The career-defining moment arrived almost accidentally. While performing in a stage production of Hamlet in Istanbul, Phillipson submitted an audition video for a role in an upcoming biographical film about Jacqueline Kennedy Onassis. The film, Jackie, directed by Pablo Larraín and starring Natalie Portman in the title role, required an actor to portray President John F. Kennedy. The initial video audition led to an invitation for an in-person audition in Paris, which created an immediate dilemma. Phillipson was at the time appearing in a Danish stage production titled Don't Touch Nefertiti, in a role that had been specifically written for him.

Rather than pass up the opportunity, Phillipson claimed sick leave from the Danish production and flew to Paris for the audition, missing five sold-out performances in the process. The theater company was not pleased. The matter went to court, and in January 2017 the company was awarded kr. 116,000 in compensation for the disruption he had caused. It was a costly gamble, but one that would soon appear entirely justified by the outcome.

Phillipson was cast in Jackie and delivered a performance that generated widespread amazement — not only for his acting, but for a physical resemblance to Kennedy that stunned viewers and critics alike. Though he appears on screen for fewer than ten minutes, his portrayal was immediately singled out by the press. The Washington Post noted the particular quality of the likeness in striking terms, pointing to the distinctive hair, the white teeth, the characteristic smile lines around the eyes, and describing the resemblance as far more visually convincing than portrayals by other actors who had played Kennedy in recent memory, including James Marsden in Lee Daniels' The Butler (2013), Greg Kinnear in the 2011 miniseries The Kennedys, and Rob Lowe in Killing Kennedy (2013).
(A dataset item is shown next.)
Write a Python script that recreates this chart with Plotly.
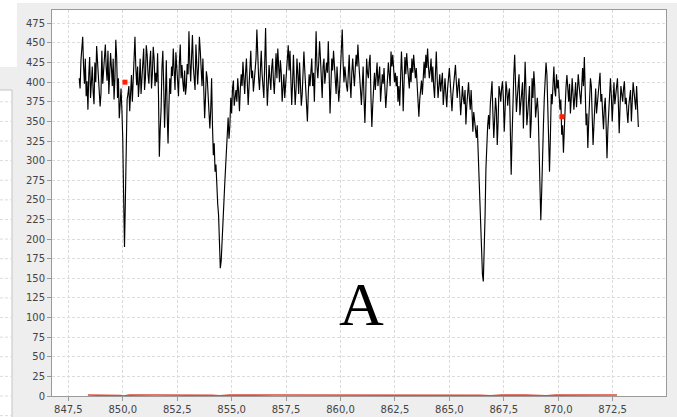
import numpy as np
import plotly.graph_objects as go

# Spectrum sampled on a regular wavelength grid (nm)
WL_START = 848.0
WL_STEP = 0.04
flux = [
    405, 392, 428, 441, 458, 420, 398, 430, 382, 401, 365, 410, 432, 380, 404, 420, 388, 372, 425, 400,
    446, 430, 412, 395, 369, 386, 440, 398, 416, 436, 448, 418, 402, 440, 385, 412, 437, 418, 395, 430,
    378, 405, 454, 432, 380, 405, 354, 372, 392, 365, 328, 255, 190, 250, 330, 378, 385, 395, 363, 388,
    409, 375, 398, 425, 458, 418, 396, 420, 381, 400, 430, 385, 408, 420, 443, 390, 405, 447, 435, 410,
    398, 425, 440, 392, 410, 445, 430, 395, 412, 400, 437, 385, 305, 340, 365, 418, 440, 395, 342, 380,
    428, 360, 322, 370, 405, 385, 420, 408, 443, 415, 390, 438, 420, 400, 382, 425, 448, 405, 422, 400,
    388, 415, 384, 395, 423, 410, 465, 425, 401, 432, 460, 420, 409, 390, 448, 430, 397, 420, 458, 440,
    422, 395, 430, 392, 354, 380, 414, 405, 388, 370, 341, 365, 405, 345, 307, 322, 286, 295, 256, 245,
    231, 198, 163, 172, 200, 232, 256, 268, 290, 318, 340, 355, 328, 345, 380, 360, 392, 402, 370, 385,
    390, 375, 405, 388, 363, 392, 410, 395, 426, 405, 385, 412, 430, 400, 371, 395, 428, 440, 405, 415,
    388, 400, 420, 430, 467, 428, 405, 390, 432, 440, 410, 398, 380, 425, 469, 410, 370, 395, 422, 405,
    390, 418, 430, 402, 385, 410, 437, 405, 443, 420, 400, 428, 412, 375, 395, 410, 380, 398, 426, 432,
    447, 415, 440, 405, 371, 400, 435, 398, 371, 392, 430, 410, 385, 425, 405, 370, 384, 410, 439, 415,
    390, 372, 350, 385, 410, 395, 422, 430, 395, 412, 375, 420, 465, 420, 405, 425, 452, 430, 405, 380,
    420, 430, 398, 410, 425, 412, 452, 410, 360, 395, 430, 415, 440, 422, 405, 385, 420, 398, 375, 392,
    415, 430, 467, 425, 400, 420, 405, 395, 388, 412, 435, 400, 380, 412, 430, 410, 395, 418, 435, 420,
    448, 425, 412, 390, 371, 398, 420, 380, 348, 385, 430, 412, 405, 425, 435, 380, 343, 370, 400, 412,
    390, 405, 425, 395, 405, 420, 375, 388, 410, 398, 418, 392, 367, 385, 405, 425, 410, 395, 439, 420,
    435, 415, 400, 412, 395, 408, 375, 395, 370, 405, 439, 410, 363, 400, 432, 410, 437, 420, 405, 392,
    418, 400, 430, 412, 435, 420, 405, 418, 395, 372, 356, 378, 390, 402, 384, 410, 426, 405, 435, 418,
    443, 420, 405, 415, 430, 400, 420, 395, 380, 410, 439, 405, 380, 395, 410, 388, 400, 412, 371, 390,
    405, 385, 368, 392, 410, 418, 400, 380, 363, 385, 398, 410, 422, 400, 380, 395, 405, 382, 358, 375,
    395, 380, 372, 390, 346, 370, 395, 400, 380, 365, 390, 360, 337, 362, 350, 340, 329, 345, 310, 285,
    231, 200, 176, 155, 146, 180, 230, 290, 333, 345, 358, 340, 371, 385, 401, 360, 329, 352, 380, 365,
    320, 350, 395, 388, 375, 392, 401, 380, 337, 365, 401, 390, 370, 385, 392, 340, 282, 330, 395, 410,
    435, 405, 362, 380, 395, 410, 358, 370, 380, 400, 341, 380, 426, 390, 345, 360, 375, 395, 329, 350,
    405, 380, 414, 395, 355, 370, 380, 362, 320, 270, 224, 260, 320, 345, 380, 400, 425, 410, 360, 330,
    286, 330, 385, 372, 405, 420, 390, 382, 410, 392, 403, 385, 365, 378, 333, 345, 310, 340, 375, 395,
    409, 390, 375, 398, 360, 380, 405, 385, 365, 382, 400, 368, 385, 410, 395, 380, 372, 395, 418, 395,
    432, 390, 345, 360, 316, 350, 385, 405, 395, 360, 320, 345, 375, 392, 360, 372, 385, 398, 412, 375,
    385, 360, 340, 368, 380, 345, 303, 340, 370, 390, 405, 382, 350, 375, 400, 372, 385, 398, 405, 375,
    335, 370, 395, 385, 375, 392, 401, 372, 380, 362, 348, 370, 380, 390, 350, 372, 400, 388, 380, 365,
    395, 372, 343,
]
wl = WL_START + WL_STEP * np.arange(len(flux))

# Marked reference points
ref_wl = [850.1, 870.17]
ref_flux = [400, 356]

# Residual curve near zero
red_wl = [848.4, 849.6, 849.9, 850.05, 850.3, 851.5, 853.0, 854.1, 854.45,
          854.9, 857.0, 860.0, 863.0, 866.4, 866.9, 867.4, 868.5, 869.0,
          869.45, 869.9, 871.0, 872.7]
red_val = [1.2, 1.2, 0.6, 0.1, 1.1, 1.2, 1.2, 0.9, 0.1, 1.1, 1.2, 1.2, 1.2,
           0.9, 0.2, 1.1, 1.2, 0.7, 0.2, 1.1, 1.2, 1.2]

X_TICKS = [847.5, 850.0, 852.5, 855.0, 857.5, 860.0, 862.5, 865.0, 867.5,
           870.0, 872.5]
X_TICK_TEXT = ["847,5", "850,0", "852,5", "855,0", "857,5", "860,0", "862,5",
               "865,0", "867,5", "870,0", "872,5"]
Y_TICKS = list(range(0, 476, 25))
X_RANGE = [846.75, 874.95]
Y_MAX = 492

fig = go.Figure()
fig.add_trace(go.Scatter(x=red_wl, y=red_val, mode="lines",
                         line=dict(color="#dd4b39", width=1.6)))
fig.add_trace(go.Scatter(x=wl, y=flux, mode="lines",
                         line=dict(color="black", width=1.15)))
fig.add_trace(go.Scatter(x=ref_wl, y=ref_flux, mode="markers",
                         marker=dict(symbol="square", size=5, color="#ff2200",
                                     line=dict(width=0))))

grid = dict(showgrid=True, gridcolor="#dcdcdc", gridwidth=1, griddash="3px,2px")
axis_common = dict(showline=True, linecolor="#9a9a9a", linewidth=1, mirror=True,
                   ticks="outside", ticklen=4, tickcolor="#9a9a9a",
                   zeroline=False, automargin=False,
                   tickfont=dict(family="DejaVu Sans", size=10, color="#444444"),
                   **grid)

fig.update_xaxes(range=X_RANGE, tickvals=X_TICKS, ticktext=X_TICK_TEXT,
                 **axis_common)
fig.update_yaxes(range=[0, Y_MAX], tickvals=Y_TICKS, **axis_common)

# Decorative side panel on the left edge of the window
L, W, T, B, H = 52, 614, 10, 21, 386
def px(x):
    return (x - L) / W
def py(y):
    return (396 - y) / H

shapes = [
    dict(type="rect", xref="paper", yref="paper", x0=px(0), x1=px(17),
         y0=py(67), y1=py(0), fillcolor="white", line=dict(width=0), layer="below"),
    dict(type="rect", xref="paper", yref="paper", x0=px(0), x1=px(677),
         y0=py(3), y1=py(0), fillcolor="white", line=dict(width=0), layer="below"),
    dict(type="rect", xref="paper", yref="paper", x0=px(-2), x1=px(12),
         y0=py(420), y1=py(90), fillcolor="white",
         line=dict(width=1, color="#c4c4c4"), layer="below"),
]
for v in range(-25, 400, 25):
    shapes.append(dict(type="line", xref="paper", yref="paper", x0=px(0),
                       x1=px(11), y0=v / Y_MAX, y1=v / Y_MAX,
                       line=dict(color="#dcdcdc", width=1, dash="3px,2px"),
                       layer="below"))

fig.update_layout(
    width=677, height=417,
    margin=dict(l=L, r=11, t=T, b=B, autoexpand=False),
    paper_bgcolor="#eeeeee", plot_bgcolor="white",
    showlegend=False,
    shapes=shapes,
    annotations=[dict(x=860.96, y=117, text="A", showarrow=False,
                      font=dict(family="Liberation Serif", size=62, color="black"))],
)

fig.write_html("out.html")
The roots of the resemblance, and Phillipson's awareness of it, stretched further back than his casting in Jackie. He later recounted that the American acting teacher Frank Corsaro, a legendary figure associated with the Actors Studio, had interrupted a scene during a workshop years earlier to tell Phillipson in plain terms that he had to play Kennedy one day. Taking the observation seriously, Phillipson had studied speeches by both President Kennedy and his brother Robert F. Kennedy, whose physical likeness he personally felt was even stronger. Jackie casting director Mathilde Snodgrass described the moment she saw Phillipson as a potential successor to an older actor who had been playing Kennedy for years in Hollywood: she believed Phillipson could become the definitive face of the president for a new generation.

After Jackie's release, Phillipson took the Kennedy connection beyond the screen. He appeared in live performances alongside Anders Agner Pedersen, a Danish biographer of the president, in which Pedersen offered historical context before Phillipson delivered major speeches in Kennedy's voice. The performances included the inaugural address, the 1963 American University speech calling for a reduction in Cold War tensions, and the 1963 speech in West Berlin that contained the famous declaration of solidarity with the citizens of the divided city. These events bridged entertainment and historical education in a way that few actor-scholar collaborations have managed.
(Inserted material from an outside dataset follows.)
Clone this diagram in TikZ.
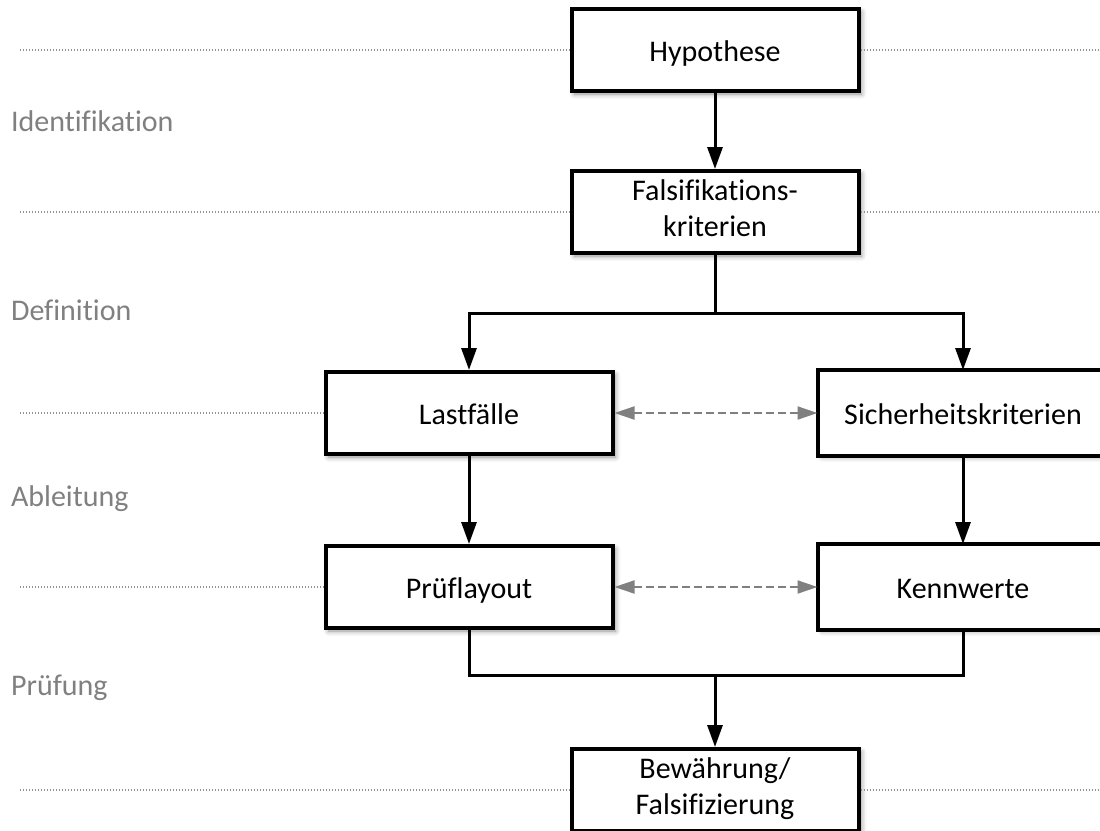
\documentclass[tikz,border=0pt]{standalone}
\usepackage{fontspec}
\setmainfont{Carlito}[RawFeature=-liga]
\usetikzlibrary{arrows.meta,shadows.blur}
\newcommand{\boxstrut}{\rule[-3.8pt]{0pt}{19.3pt}}

\begin{document}
\begin{tikzpicture}[x=0.5pt,y=-0.5pt,
  font=\fontsize{15}{18}\selectfont,
  box/.style={draw,line width=2pt,fill=white,minimum width=143.5pt,minimum height=41pt,
    align=center,inner sep=1pt,execute at begin node=\boxstrut,execute at end node=\boxstrut,
    blur shadow={shadow xshift=1.5pt,shadow yshift=-1.5pt,shadow blur radius=2.5pt,shadow opacity=45}},
  twoline/.style={inner sep=0pt,execute at begin node=\rule{0pt}{18.5pt}},
  open/.style={draw=none},
  frame/.style={line width=2pt},
  conn/.style={line width=1.5pt},
  arr/.style={conn,-{Triangle[length=11pt,width=7.5pt]}},
  link/.style={line width=1pt,gray,dash pattern=on 4pt off 2pt,
    {Triangle[length=10pt,width=6.5pt]}-{Triangle[length=10pt,width=6.5pt]}},
  guide/.style={line width=0.75pt,gray!85,dash pattern=on 0.7pt off 0.8pt},
  phase/.style={anchor=base west,text=gray}]
  \path[use as bounding box,clip] (0,0) rectangle (1100,831);
  \coordinate (lm) at (20,0);
  \coordinate (rm) at (1100,0);

  % Phasen
  \node[phase] (ident) at (4,131) {Identifikation};
  \node[phase] (defin) at (4,320) {Definition};
  \node[phase] (ableit) at (4,506) {Ableitung};
  \node[phase] (pruefg) at (4,695) {Prüfung};

  % Bausteine
  \node[box] (hyp) at (715,50) {Hypothese};
  \node[box,twoline] (fals) at (715,212) {Falsifikations-\\kriterien};
  \node[box] (last) at (469,413) {Lastfälle};
  \node[box,open] (sich) at (963,413) {Sicherheitskriterien};
  \node[box] (pruef) at (469,587) {Prüflayout};
  \node[box,open] (kenn) at (963,587) {Kennwerte};
  \node[box,twoline] (bew) at (715,790) {Bewährung/\\Falsifizierung};

  % rechte Kästen laufen über den Rand
  \foreach \n in {sich,kenn}
    \draw[frame] (rm |- \n.north) -- (\n.north west) -- (\n.south west) -- (rm |- \n.south);

  % Hilfslinien
  \foreach \n in {hyp,fals,last,pruef,bew}
    \draw[guide] (lm |- \n.west) -- (\n.west);
  \foreach \n in {hyp,fals,bew}
    \draw[guide] (\n.east) -- (rm |- \n.east);

  % Verbindungen
  \coordinate (split) at (715,313);
  \coordinate (join) at (715,675);
  \draw[arr] (hyp) -- (fals);
  \draw[conn] (fals) -- (split);
  \draw[arr] (split) -| (last);
  \draw[arr] (split) -| (sich);
  \draw[arr] (last) -- (pruef);
  \draw[arr] (sich) -- (kenn);
  \draw[conn] (pruef) |- (join);
  \draw[conn] (kenn) |- (join);
  \draw[arr] (join) -- (bew);
  \draw[link] (last) -- (sich);
  \draw[link] (pruef) -- (kenn);
\end{tikzpicture}
\end{document}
In 2017, Phillipson filmed a remarkable short project at the COLCOA Film Festival: a performance of what became known as The Speech JFK Never Gave, a lost address that Kennedy had been scheduled to deliver on November 22, 1963, the day of his assassination. The short film gave audiences an eerie and moving encounter with history, delivered through Phillipson's careful, respectful interpretation of a speech that the president never had the chance to speak.
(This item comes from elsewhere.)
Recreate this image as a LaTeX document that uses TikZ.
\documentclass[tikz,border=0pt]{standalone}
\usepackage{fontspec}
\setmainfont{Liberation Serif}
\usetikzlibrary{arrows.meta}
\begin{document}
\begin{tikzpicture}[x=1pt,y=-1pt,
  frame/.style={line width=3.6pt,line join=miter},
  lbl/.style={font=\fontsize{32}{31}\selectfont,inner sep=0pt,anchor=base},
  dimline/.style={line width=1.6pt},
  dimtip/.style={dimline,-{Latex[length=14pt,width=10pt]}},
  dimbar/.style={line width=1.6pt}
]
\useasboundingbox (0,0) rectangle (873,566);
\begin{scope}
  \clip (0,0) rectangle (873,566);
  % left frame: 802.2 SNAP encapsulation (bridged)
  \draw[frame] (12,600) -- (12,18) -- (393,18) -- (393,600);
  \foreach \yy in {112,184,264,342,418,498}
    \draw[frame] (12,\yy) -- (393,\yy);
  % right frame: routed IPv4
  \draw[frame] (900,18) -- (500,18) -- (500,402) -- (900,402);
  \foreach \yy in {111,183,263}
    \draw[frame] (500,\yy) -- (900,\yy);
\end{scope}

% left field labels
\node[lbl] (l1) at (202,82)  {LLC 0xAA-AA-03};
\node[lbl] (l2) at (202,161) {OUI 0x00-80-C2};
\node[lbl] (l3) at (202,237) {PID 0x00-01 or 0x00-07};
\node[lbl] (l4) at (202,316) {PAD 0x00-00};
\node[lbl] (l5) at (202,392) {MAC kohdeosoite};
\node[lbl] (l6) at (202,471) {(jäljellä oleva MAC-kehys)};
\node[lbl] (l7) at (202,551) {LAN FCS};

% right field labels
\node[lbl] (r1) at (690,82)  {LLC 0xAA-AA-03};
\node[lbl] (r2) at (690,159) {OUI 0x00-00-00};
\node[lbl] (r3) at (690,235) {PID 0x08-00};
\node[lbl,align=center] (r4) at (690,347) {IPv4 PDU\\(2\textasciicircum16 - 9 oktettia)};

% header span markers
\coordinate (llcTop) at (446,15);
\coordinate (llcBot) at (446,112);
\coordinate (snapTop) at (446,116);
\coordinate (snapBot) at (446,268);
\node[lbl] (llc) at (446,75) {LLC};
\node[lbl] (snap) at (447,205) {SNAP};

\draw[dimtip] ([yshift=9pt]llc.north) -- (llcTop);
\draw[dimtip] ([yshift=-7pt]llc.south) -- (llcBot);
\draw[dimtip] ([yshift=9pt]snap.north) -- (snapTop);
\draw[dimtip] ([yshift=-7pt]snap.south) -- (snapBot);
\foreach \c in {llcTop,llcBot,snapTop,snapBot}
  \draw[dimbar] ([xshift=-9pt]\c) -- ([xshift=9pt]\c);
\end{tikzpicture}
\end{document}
His identification with Kennedy has proven durable rather than limiting. He reprised the role in the Andrew Dominik film Blonde (2022), based on Joyce Carol Oates's novel about Marilyn Monroe, in Pablo Larraín's Hammarskjöld (2023), and once again in Larraín's Maria (2024), a biographical film about the opera singer Maria Callas. The recurrence of the role across multiple high-profile productions spanning nearly a decade confirmed what casting director Snodgrass had predicted: Phillipson had become the definitive cinematic Kennedy of his era, a figure whose ten minutes in a 2016 film had opened a door that showed no sign of closing.